● DATASET EXTRACT:
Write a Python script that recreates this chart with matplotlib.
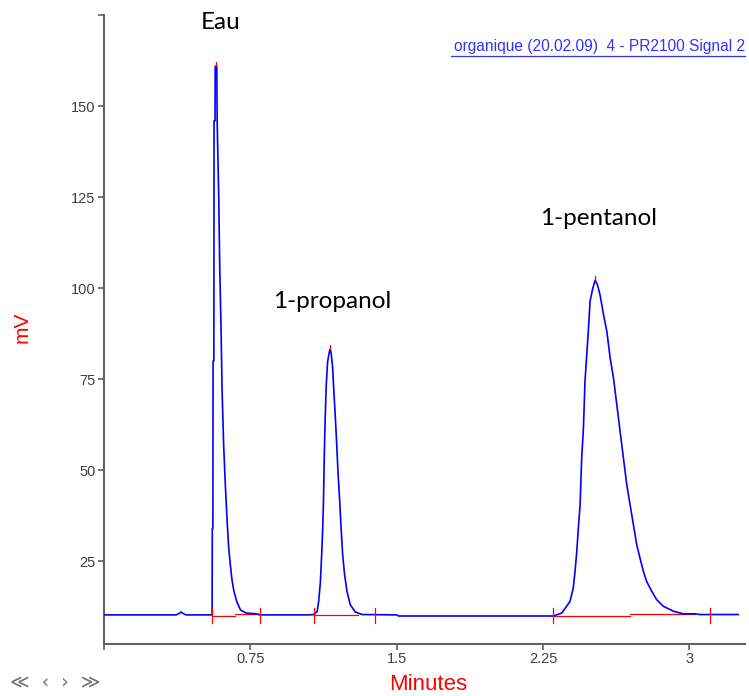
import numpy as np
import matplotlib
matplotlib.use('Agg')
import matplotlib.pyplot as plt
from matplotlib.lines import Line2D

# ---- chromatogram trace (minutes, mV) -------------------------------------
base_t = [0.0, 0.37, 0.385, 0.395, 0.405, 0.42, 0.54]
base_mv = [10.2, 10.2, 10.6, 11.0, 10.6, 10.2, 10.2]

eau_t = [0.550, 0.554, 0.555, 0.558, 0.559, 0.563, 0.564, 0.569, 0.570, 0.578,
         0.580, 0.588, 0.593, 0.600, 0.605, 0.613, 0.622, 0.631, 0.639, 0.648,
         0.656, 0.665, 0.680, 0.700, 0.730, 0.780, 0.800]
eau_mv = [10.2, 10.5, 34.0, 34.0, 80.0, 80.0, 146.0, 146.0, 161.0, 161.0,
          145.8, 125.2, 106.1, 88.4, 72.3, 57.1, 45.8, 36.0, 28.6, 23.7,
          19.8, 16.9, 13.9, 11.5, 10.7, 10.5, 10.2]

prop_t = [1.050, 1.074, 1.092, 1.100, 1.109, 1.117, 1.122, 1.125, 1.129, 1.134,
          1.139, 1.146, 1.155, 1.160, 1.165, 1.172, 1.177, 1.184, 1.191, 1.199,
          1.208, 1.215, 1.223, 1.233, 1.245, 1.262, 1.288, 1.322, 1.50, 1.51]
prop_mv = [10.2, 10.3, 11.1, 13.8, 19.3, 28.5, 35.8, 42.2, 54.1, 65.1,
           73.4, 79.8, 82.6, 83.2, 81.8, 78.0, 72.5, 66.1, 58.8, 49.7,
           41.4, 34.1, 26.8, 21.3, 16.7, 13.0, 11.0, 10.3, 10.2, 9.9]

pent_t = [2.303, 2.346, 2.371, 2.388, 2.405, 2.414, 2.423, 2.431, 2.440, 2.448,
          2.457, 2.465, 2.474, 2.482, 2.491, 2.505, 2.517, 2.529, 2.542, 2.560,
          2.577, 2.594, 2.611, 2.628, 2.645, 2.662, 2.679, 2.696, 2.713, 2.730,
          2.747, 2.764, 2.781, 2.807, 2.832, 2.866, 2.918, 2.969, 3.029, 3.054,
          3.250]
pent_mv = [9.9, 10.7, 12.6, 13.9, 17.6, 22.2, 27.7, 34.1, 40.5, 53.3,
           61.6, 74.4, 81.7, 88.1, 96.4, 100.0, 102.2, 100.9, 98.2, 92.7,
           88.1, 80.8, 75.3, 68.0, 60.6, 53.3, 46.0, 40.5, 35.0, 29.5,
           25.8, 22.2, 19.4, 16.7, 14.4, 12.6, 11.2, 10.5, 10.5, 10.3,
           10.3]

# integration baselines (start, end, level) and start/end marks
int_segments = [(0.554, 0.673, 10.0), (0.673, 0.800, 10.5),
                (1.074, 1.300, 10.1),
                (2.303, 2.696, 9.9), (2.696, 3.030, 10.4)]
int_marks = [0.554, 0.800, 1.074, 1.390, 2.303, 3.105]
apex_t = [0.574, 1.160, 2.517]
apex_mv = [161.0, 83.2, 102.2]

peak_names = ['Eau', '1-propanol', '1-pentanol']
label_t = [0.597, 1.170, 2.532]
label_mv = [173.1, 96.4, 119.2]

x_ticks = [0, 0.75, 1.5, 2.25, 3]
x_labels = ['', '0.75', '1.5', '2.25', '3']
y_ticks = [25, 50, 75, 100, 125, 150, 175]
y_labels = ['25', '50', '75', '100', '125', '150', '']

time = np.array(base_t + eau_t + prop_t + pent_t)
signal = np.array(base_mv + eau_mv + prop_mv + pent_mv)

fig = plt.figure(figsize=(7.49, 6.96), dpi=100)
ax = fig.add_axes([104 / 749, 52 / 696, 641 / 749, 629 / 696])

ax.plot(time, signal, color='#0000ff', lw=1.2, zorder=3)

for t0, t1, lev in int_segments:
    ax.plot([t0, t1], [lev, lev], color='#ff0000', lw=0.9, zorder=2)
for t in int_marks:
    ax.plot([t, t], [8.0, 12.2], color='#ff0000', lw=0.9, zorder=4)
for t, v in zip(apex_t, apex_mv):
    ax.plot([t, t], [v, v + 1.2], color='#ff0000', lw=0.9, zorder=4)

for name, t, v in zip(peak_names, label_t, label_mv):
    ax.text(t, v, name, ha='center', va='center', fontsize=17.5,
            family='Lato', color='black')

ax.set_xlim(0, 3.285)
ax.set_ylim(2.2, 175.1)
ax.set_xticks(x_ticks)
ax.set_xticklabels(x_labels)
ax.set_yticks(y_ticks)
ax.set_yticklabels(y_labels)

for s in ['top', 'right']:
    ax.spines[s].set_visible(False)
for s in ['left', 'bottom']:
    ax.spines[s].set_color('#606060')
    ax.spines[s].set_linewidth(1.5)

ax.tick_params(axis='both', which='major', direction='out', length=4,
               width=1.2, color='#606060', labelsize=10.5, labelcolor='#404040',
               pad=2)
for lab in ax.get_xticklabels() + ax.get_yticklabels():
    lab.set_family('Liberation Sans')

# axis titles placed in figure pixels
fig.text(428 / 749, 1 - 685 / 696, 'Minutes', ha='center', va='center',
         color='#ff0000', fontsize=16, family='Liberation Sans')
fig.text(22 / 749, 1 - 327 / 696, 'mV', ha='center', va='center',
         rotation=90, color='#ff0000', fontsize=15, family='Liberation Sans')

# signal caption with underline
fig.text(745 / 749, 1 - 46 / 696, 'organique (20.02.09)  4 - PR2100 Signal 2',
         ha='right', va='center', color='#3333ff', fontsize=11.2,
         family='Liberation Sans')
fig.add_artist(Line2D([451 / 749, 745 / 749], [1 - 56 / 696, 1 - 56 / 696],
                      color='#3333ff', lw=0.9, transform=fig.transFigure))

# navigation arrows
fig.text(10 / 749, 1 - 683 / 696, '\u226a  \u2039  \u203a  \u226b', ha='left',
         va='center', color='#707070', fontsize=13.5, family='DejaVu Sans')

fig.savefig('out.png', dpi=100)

● TASK DESCRIPTION:
Omit the pictures, then quote the rest of the material above exactly.

● FINAL RESULT:
Write a Python script that recreates this chart with matplotlib.
import numpy as np
import matplotlib
matplotlib.use('Agg')
import matplotlib.pyplot as plt
from matplotlib.lines import Line2D

# ---- chromatogram trace (minutes, mV) -------------------------------------
base_t = [0.0, 0.37, 0.385, 0.395, 0.405, 0.42, 0.54]
base_mv = [10.2, 10.2, 10.6, 11.0, 10.6, 10.2, 10.2]

eau_t = [0.550, 0.554, 0.555, 0.558, 0.559, 0.563, 0.564, 0.569, 0.570, 0.578,
         0.580, 0.588, 0.593, 0.600, 0.605, 0.613, 0.622, 0.631, 0.639, 0.648,
         0.656, 0.665, 0.680, 0.700, 0.730, 0.780, 0.800]
eau_mv = [10.2, 10.5, 34.0, 34.0, 80.0, 80.0, 146.0, 146.0, 161.0, 161.0,
          145.8, 125.2, 106.1, 88.4, 72.3, 57.1, 45.8, 36.0, 28.6, 23.7,
          19.8, 16.9, 13.9, 11.5, 10.7, 10.5, 10.2]

prop_t = [1.050, 1.074, 1.092, 1.100, 1.109, 1.117, 1.122, 1.125, 1.129, 1.134,
          1.139, 1.146, 1.155, 1.160, 1.165, 1.172, 1.177, 1.184, 1.191, 1.199,
          1.208, 1.215, 1.223, 1.233, 1.245, 1.262, 1.288, 1.322, 1.50, 1.51]
prop_mv = [10.2, 10.3, 11.1, 13.8, 19.3, 28.5, 35.8, 42.2, 54.1, 65.1,
           73.4, 79.8, 82.6, 83.2, 81.8, 78.0, 72.5, 66.1, 58.8, 49.7,
           41.4, 34.1, 26.8, 21.3, 16.7, 13.0, 11.0, 10.3, 10.2, 9.9]

pent_t = [2.303, 2.346, 2.371, 2.388, 2.405, 2.414, 2.423, 2.431, 2.440, 2.448,
          2.457, 2.465, 2.474, 2.482, 2.491, 2.505, 2.517, 2.529, 2.542, 2.560,
          2.577, 2.594, 2.611, 2.628, 2.645, 2.662, 2.679, 2.696, 2.713, 2.730,
          2.747, 2.764, 2.781, 2.807, 2.832, 2.866, 2.918, 2.969, 3.029, 3.054,
          3.250]
pent_mv = [9.9, 10.7, 12.6, 13.9, 17.6, 22.2, 27.7, 34.1, 40.5, 53.3,
           61.6, 74.4, 81.7, 88.1, 96.4, 100.0, 102.2, 100.9, 98.2, 92.7,
           88.1, 80.8, 75.3, 68.0, 60.6, 53.3, 46.0, 40.5, 35.0, 29.5,
           25.8, 22.2, 19.4, 16.7, 14.4, 12.6, 11.2, 10.5, 10.5, 10.3,
           10.3]

# integration baselines (start, end, level) and start/end marks
int_segments = [(0.554, 0.673, 10.0), (0.673, 0.800, 10.5),
                (1.074, 1.300, 10.1),
                (2.303, 2.696, 9.9), (2.696, 3.030, 10.4)]
int_marks = [0.554, 0.800, 1.074, 1.390, 2.303, 3.105]
apex_t = [0.574, 1.160, 2.517]
apex_mv = [161.0, 83.2, 102.2]

peak_names = ['Eau', '1-propanol', '1-pentanol']
label_t = [0.597, 1.170, 2.532]
label_mv = [173.1, 96.4, 119.2]

x_ticks = [0, 0.75, 1.5, 2.25, 3]
x_labels = ['', '0.75', '1.5', '2.25', '3']
y_ticks = [25, 50, 75, 100, 125, 150, 175]
y_labels = ['25', '50', '75', '100', '125', '150', '']

time = np.array(base_t + eau_t + prop_t + pent_t)
signal = np.array(base_mv + eau_mv + prop_mv + pent_mv)

fig = plt.figure(figsize=(7.49, 6.96), dpi=100)
ax = fig.add_axes([104 / 749, 52 / 696, 641 / 749, 629 / 696])

ax.plot(time, signal, color='#0000ff', lw=1.2, zorder=3)

for t0, t1, lev in int_segments:
    ax.plot([t0, t1], [lev, lev], color='#ff0000', lw=0.9, zorder=2)
for t in int_marks:
    ax.plot([t, t], [8.0, 12.2], color='#ff0000', lw=0.9, zorder=4)
for t, v in zip(apex_t, apex_mv):
    ax.plot([t, t], [v, v + 1.2], color='#ff0000', lw=0.9, zorder=4)

for name, t, v in zip(peak_names, label_t, label_mv):
    ax.text(t, v, name, ha='center', va='center', fontsize=17.5,
            family='Lato', color='black')

ax.set_xlim(0, 3.285)
ax.set_ylim(2.2, 175.1)
ax.set_xticks(x_ticks)
ax.set_xticklabels(x_labels)
ax.set_yticks(y_ticks)
ax.set_yticklabels(y_labels)

for s in ['top', 'right']:
    ax.spines[s].set_visible(False)
for s in ['left', 'bottom']:
    ax.spines[s].set_color('#606060')
    ax.spines[s].set_linewidth(1.5)

ax.tick_params(axis='both', which='major', direction='out', length=4,
               width=1.2, color='#606060', labelsize=10.5, labelcolor='#404040',
               pad=2)
for lab in ax.get_xticklabels() + ax.get_yticklabels():
    lab.set_family('Liberation Sans')

# axis titles placed in figure pixels
fig.text(428 / 749, 1 - 685 / 696, 'Minutes', ha='center', va='center',
         color='#ff0000', fontsize=16, family='Liberation Sans')
fig.text(22 / 749, 1 - 327 / 696, 'mV', ha='center', va='center',
         rotation=90, color='#ff0000', fontsize=15, family='Liberation Sans')

# signal caption with underline
fig.text(745 / 749, 1 - 46 / 696, 'organique (20.02.09)  4 - PR2100 Signal 2',
         ha='right', va='center', color='#3333ff', fontsize=11.2,
         family='Liberation Sans')
fig.add_artist(Line2D([451 / 749, 745 / 749], [1 - 56 / 696, 1 - 56 / 696],
                      color='#3333ff', lw=0.9, transform=fig.transFigure))

# navigation arrows
fig.text(10 / 749, 1 - 683 / 696, '\u226a  \u2039  \u203a  \u226b', ha='left',
         va='center', color='#707070', fontsize=13.5, family='DejaVu Sans')

fig.savefig('out.png', dpi=100)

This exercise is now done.